A Sparse Representation of Social Media, Internet Query, and Surveillance Data to Forecast Dengue Case Number using Hybrid Decomposition- Bidirectional LSTM
Authors: Wiwik Anggraeni, Eko Mulyanto Yuniarno, Reza Fuad Rachmadi, Pujiadi, Mauridhi Hery Purnomo
Number of views: 102
Dengue fever is an endemic disease that occurs throughout the year. Forecasting cases of dengue fever based on actual data is needed for monitoring and taking action. Recently, developing countries have faced problems related to the dengue fever surveillance system caused by the data delay factor. On the other hand, availability and access to health-related information on the internet have changed people’s behaviors and habits. However, the effect of internet data usage has not been widely studied, especially in areas with different levels of internet penetration.

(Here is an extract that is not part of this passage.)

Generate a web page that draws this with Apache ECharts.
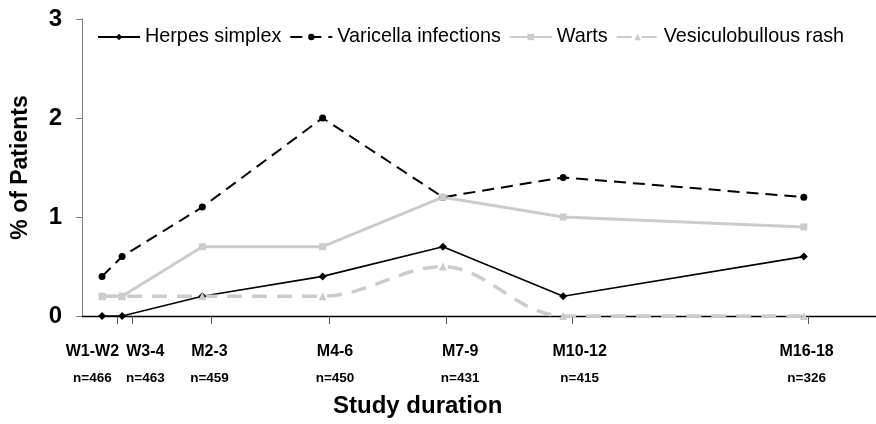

This study examines the impact of dengue fever case reported data, Google Trends, Twitter, and climate data in areas with many cases and varying levels of internet penetration to forecast dengue fever cases. Split time-series cross-validation (STSCV) and blocked time-series cross-validation (BTSCV) are used to obtain various training and testing results. The hybrid Decomposition-Bidirectional Long Short-Term Memory(D-BiLSTM) method is proposed. D-BiLSTM applied to eight different scenarios across multiple level areas. According to the results of the experiments, the D-BiLSTM model with STSCV outperforms the BTSCV. In the high internet penetration area, the average error is 9,517, while in the low internet penetration area, it is 5,188. In areas with high internet penetration, adding the variables Google Trends and Twitter does not significantly reduce the error forecasting. However, in the low penetration area, the inclusion of Google Trends and Twitter significantly decreases errors. In general, the D-BiLSTM model performed well. Then, when compared with other approaches, the D-BiLSTM model as a whole can reduce the average RMSE and the average MAE of the comparison model by 94,120 and 45,132, respectively, in areas of high internet penetration with the best SMAPE model of 0.310. In the low internet penetration area, the average decline in RMSE and MAE was 54,390 and 19,362, with the best SMAPE model performance of 0.183.